Popdog was founded by some well-known esports legends and founders passionate about gaming content creation. We originally started out building a product to help smaller gaming creators across multiple platform with discoverability but eventually pivoted to community building and ownership for those creators. We had deep insight and competitive edge due to us also working closely with Loaded, the leading talent management firm that represent the top creators on Twitch, Youtube, and Facebook Gaming.
As one of the first designer brought on to help build a product alongside my fellow colleague from Wonder, we established the foundations of the product design at the company. We created a design system leveraging Figma, set up internal user testing labs, and processes to integrate with the existing engineering and product team. We successfully launched a cross-platform discovery product that allowed viewers to easily find and organize all of their favorite channels across Twitch, Youtube, and Mixer. Due to market shifts, we pivoted at the beginning of 2021 to address an issue we were seeing for creators. This lead to a restart on the product in many ways and forced us into a super-lean and hyper-focused gear to build a creator-focused profile that would allow them to generate true fan acquisition that could convert into passive monetary gains.
Product Team: Scott Hernandez, Justin Malara, Andreas Thorstensson, Doug Millet, Lance Miles, Micah Baldwin
With the new updates to Figma at the time of myself and my design partner's start date at Popdog, we came in knowing we would choose this software as our primary design tool. It helped reduce the need for Invision, Zeplin, Abstract, and Sketch. It helped us communicate and collaborate real-time with engineering and product leadership. Our design system made sure to have our highly-polished branding integrated into it, as our product was consumer-facing. We also made light and dark mode for everything as we discovered it to be the most wanted feature from our users.

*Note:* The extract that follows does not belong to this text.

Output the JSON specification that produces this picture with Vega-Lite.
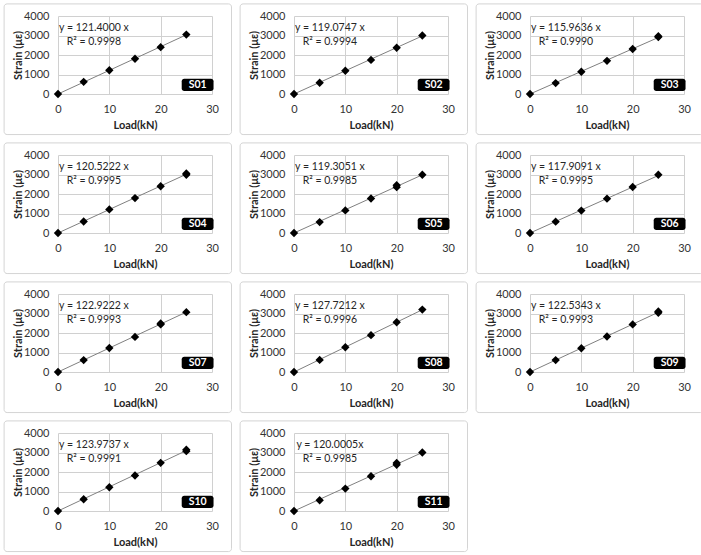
{
  "$schema": "https://vega.github.io/schema/vega-lite/v6.json",
  "background": "white",
  "padding": {"left": 3, "top": 3, "right": 0, "bottom": 0},
  "bounds": "flush",
  "spacing": {"row": 61, "column": 82},
  "columns": 3,
  "data": {"values": [
    {"s":"S01","x":0,"y":0},{"s":"S01","x":5,"y":625},{"s":"S01","x":10,"y":1218},{"s":"S01","x":15,"y":1807},{"s":"S01","x":20,"y":2401},{"s":"S01","x":25,"y":3046},
    {"s":"S01","x":0,"f":0},{"s":"S01","x":25,"f":3035},
    {"s":"S01","eq":"y = 121.4000 x","r2":"R² = 0.9998"},
    {"s":"S02","x":0,"y":0},{"s":"S02","x":5,"y":575},{"s":"S02","x":10,"y":1190},{"s":"S02","x":15,"y":1750},{"s":"S02","x":20,"y":2370},{"s":"S02","x":25,"y":3000},
    {"s":"S02","x":0,"f":0},{"s":"S02","x":25,"f":2977},
    {"s":"S02","eq":"y = 119.0747 x","r2":"R² = 0.9994"},
    {"s":"S03","x":0,"y":0},{"s":"S03","x":5,"y":560},{"s":"S03","x":10,"y":1140},{"s":"S03","x":15,"y":1700},{"s":"S03","x":20,"y":2310},{"s":"S03","x":25,"y":2920},{"s":"S03","x":25,"y":2960},
    {"s":"S03","x":0,"f":0},{"s":"S03","x":25,"f":2899},
    {"s":"S03","eq":"y = 115.9636 x","r2":"R² = 0.9990"},
    {"s":"S04","x":0,"y":0},{"s":"S04","x":5,"y":590},{"s":"S04","x":10,"y":1210},{"s":"S04","x":15,"y":1790},{"s":"S04","x":20,"y":2400},{"s":"S04","x":25,"y":2990},{"s":"S04","x":25,"y":3050},
    {"s":"S04","x":0,"f":0},{"s":"S04","x":25,"f":3013},
    {"s":"S04","eq":"y = 120.5222 x","r2":"R² = 0.9995"},
    {"s":"S05","x":0,"y":0},{"s":"S05","x":5,"y":560},{"s":"S05","x":10,"y":1160},{"s":"S05","x":15,"y":1770},{"s":"S05","x":20,"y":2350},{"s":"S05","x":20,"y":2450},{"s":"S05","x":25,"y":2990},
    {"s":"S05","x":0,"f":0},{"s":"S05","x":25,"f":2983},
    {"s":"S05","eq":"y = 119.3051 x","r2":"R² = 0.9985"},
    {"s":"S06","x":0,"y":0},{"s":"S06","x":5,"y":580},{"s":"S06","x":10,"y":1150},{"s":"S06","x":15,"y":1760},{"s":"S06","x":20,"y":2360},{"s":"S06","x":25,"y":2990},
    {"s":"S06","x":0,"f":0},{"s":"S06","x":25,"f":2948},
    {"s":"S06","eq":"y = 117.9091 x","r2":"R² = 0.9995"},
    {"s":"S07","x":0,"y":0},{"s":"S07","x":5,"y":610},{"s":"S07","x":10,"y":1230},{"s":"S07","x":15,"y":1800},{"s":"S07","x":20,"y":2440},{"s":"S07","x":20,"y":2490},{"s":"S07","x":25,"y":3070},
    {"s":"S07","x":0,"f":0},{"s":"S07","x":25,"f":3073},
    {"s":"S07","eq":"y = 122.9222 x","r2":"R² = 0.9993"},
    {"s":"S08","x":0,"y":0},{"s":"S08","x":5,"y":620},{"s":"S08","x":10,"y":1270},{"s":"S08","x":15,"y":1890},{"s":"S08","x":20,"y":2550},{"s":"S08","x":25,"y":3200},
    {"s":"S08","x":0,"f":0},{"s":"S08","x":25,"f":3193},
    {"s":"S08","eq":"y = 127.7212 x","r2":"R² = 0.9996"},
    {"s":"S09","x":0,"y":0},{"s":"S09","x":5,"y":610},{"s":"S09","x":10,"y":1220},{"s":"S09","x":15,"y":1820},{"s":"S09","x":20,"y":2440},{"s":"S09","x":25,"y":3040},{"s":"S09","x":25,"y":3100},
    {"s":"S09","x":0,"f":0},{"s":"S09","x":25,"f":3063},
    {"s":"S09","eq":"y = 122.5343 x","r2":"R² = 0.9993"},
    {"s":"S10","x":0,"y":0},{"s":"S10","x":5,"y":600},{"s":"S10","x":10,"y":1220},{"s":"S10","x":15,"y":1820},{"s":"S10","x":20,"y":2470},{"s":"S10","x":25,"y":3070},{"s":"S10","x":25,"y":3140},
    {"s":"S10","x":0,"f":0},{"s":"S10","x":25,"f":3099},
    {"s":"S10","eq":"y = 123.9737 x","r2":"R² = 0.9991"},
    {"s":"S11","x":0,"y":0},{"s":"S11","x":5,"y":550},{"s":"S11","x":10,"y":1150},{"s":"S11","x":15,"y":1780},{"s":"S11","x":20,"y":2370},{"s":"S11","x":20,"y":2460},{"s":"S11","x":25,"y":3000},
    {"s":"S11","x":0,"f":0},{"s":"S11","x":25,"f":3000},
    {"s":"S11","eq":"y = 120.0005x","r2":"R² = 0.9985"}
  ]},
  "facet": {"field": "s", "type": "nominal", "title": null, "header": {"labelExpr": "''", "labelFontSize": 0, "labelPadding": 0, "labels": false, "title": null}},
  "resolve": {"axis": {"x": "independent", "y": "independent"}},
  "spec": {
    "width": 154,
    "height": 78,
    "encoding": {
      "x": {"type": "quantitative", "scale": {"domain": [0, 30]},
            "axis": {"title": "Load(kN)", "values": [0, 10, 20, 30], "format": "d"}},
      "y": {"type": "quantitative", "scale": {"domain": [0, 4000]},
            "axis": {"title": "Strain (με)", "values": [0, 1000, 2000, 3000, 4000], "format": "d"}}
    },
    "layer": [
      {
        "transform": [{"filter": "isValid(datum.eq)"}],
        "mark": {"type": "rect", "filled": false, "fill": null, "stroke": "#d4d4d4", "strokeWidth": 1, "cornerRadius": 3, "clip": false},
        "encoding": {"x": {"datum": -10.5}, "x2": {"datum": 33.8}, "y": {"datum": 4620}, "y2": {"datum": -2080}}
      },
      {
        "transform": [{"filter": "isValid(datum.f)"}],
        "mark": {"type": "line", "color": "#808080", "strokeWidth": 1},
        "encoding": {"x": {"field": "x", "type": "quantitative"}, "y": {"field": "f", "type": "quantitative"}}
      },
      {
        "transform": [{"filter": "isValid(datum.y)"}],
        "mark": {"type": "point", "shape": "diamond", "filled": true, "color": "black", "opacity": 1, "size": 70},
        "encoding": {"x": {"field": "x", "type": "quantitative"}, "y": {"field": "y", "type": "quantitative"}}
      },
      {
        "transform": [{"filter": "isValid(datum.eq)"}],
        "mark": {"type": "text", "font": "Lato", "fontSize": 10.5, "color": "#262626", "align": "center", "baseline": "middle"},
        "encoding": {"x": {"datum": 7}, "y": {"datum": 3400}, "text": {"field": "eq"}}
      },
      {
        "transform": [{"filter": "isValid(datum.eq)"}],
        "mark": {"type": "text", "font": "Lato", "fontSize": 10.5, "color": "#262626", "align": "center", "baseline": "middle"},
        "encoding": {"x": {"datum": 7}, "y": {"datum": 2680}, "text": {"field": "r2"}}
      },
      {
        "transform": [{"filter": "isValid(datum.eq)"}],
        "mark": {"type": "rect", "color": "black", "cornerRadius": 2.5, "clip": false},
        "encoding": {"x": {"datum": 24.1}, "x2": {"datum": 30.3}, "y": {"datum": 160}, "y2": {"datum": 780}}
      },
      {
        "transform": [{"filter": "isValid(datum.eq)"}],
        "mark": {"type": "text", "font": "Lato", "fontSize": 10.5, "fontWeight": "bold", "color": "white", "align": "center", "baseline": "middle"},
        "encoding": {"x": {"datum": 27.2}, "y": {"datum": 460}, "text": {"field": "s"}}
      }
    ]
  },
  "config": {
    "font": "Lato",
    "view": {"stroke": null},
    "header": {"labels": false, "title": null, "labelPadding": 0, "titlePadding": 0},
    "headerFacet": {"labels": false, "title": null, "labelPadding": 0, "titlePadding": 0},
    "axis": {
      "domain": false,
      "ticks": false,
      "grid": true,
      "gridColor": "#d0d0d0",
      "gridWidth": 1,
      "labelFlush": false,
      "labelOverlap": false,
      "labelFont": "Lato",
      "labelFontSize": 11,
      "labelColor": "#333333",
      "titleFont": "Lato",
      "titleFontSize": 11,
      "titleFontWeight": "bold",
      "titleColor": "#262626"
    },
    "axisY": {"labelPadding": 9, "titlePadding": 0},
    "axisX": {"labelPadding": 9, "titlePadding": 5}
  }
}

Our initial goal was to help lesser-known streamers get discovered in a market that was completely engulfed by Twitch. At the time when team was building out Popdog, Microsoft created a competitor called Mixer, Facebook created Facebook Gaming, and Youtube was pouring more resources in the live-streaming space for gaming content. We created a platform that would aggregate all of the live-stream channels across this fracturing market and create ways for viewers to easily find content creators based on a multitude of searching or browsing criteria. Along the way, we wanted to provide a premium user-experience in areas that were being neglected on these platforms. In addition, we created a way for users to organize their favorite channels into collections, similar to the way you would create playlist on a music app.
Due to some unforeseen circumstances, market changes and company vision shifting, we pivoted away from this initial product to become more creator-focused. We hit the reset button and went back to the drawing board on sitemap, personas, user-flows. We had a lot of features that were already in progress that still fit within our previous vision and with all of the knowledge we had gained from user behavior study and feedback, we quickly launched a new product within a couple months. Our main goal was to create deeper connections for creators and their true fans, rather than the passer-by audience members. We eventually wanted to capture this loyal fanbase by creating features that would allow creators to monetize directly and for fans to get access to exclusive experiences.
Our latest feature launch was a native video player that would algorithmically determine the best moments within a live-stream based on chat sentiment and activity. We could analyze keywords and synonyms used by audience members and clip content that was either funny or exciting, or as we like to say "Hyped". This was just the foundational piece for more to come around community engagement.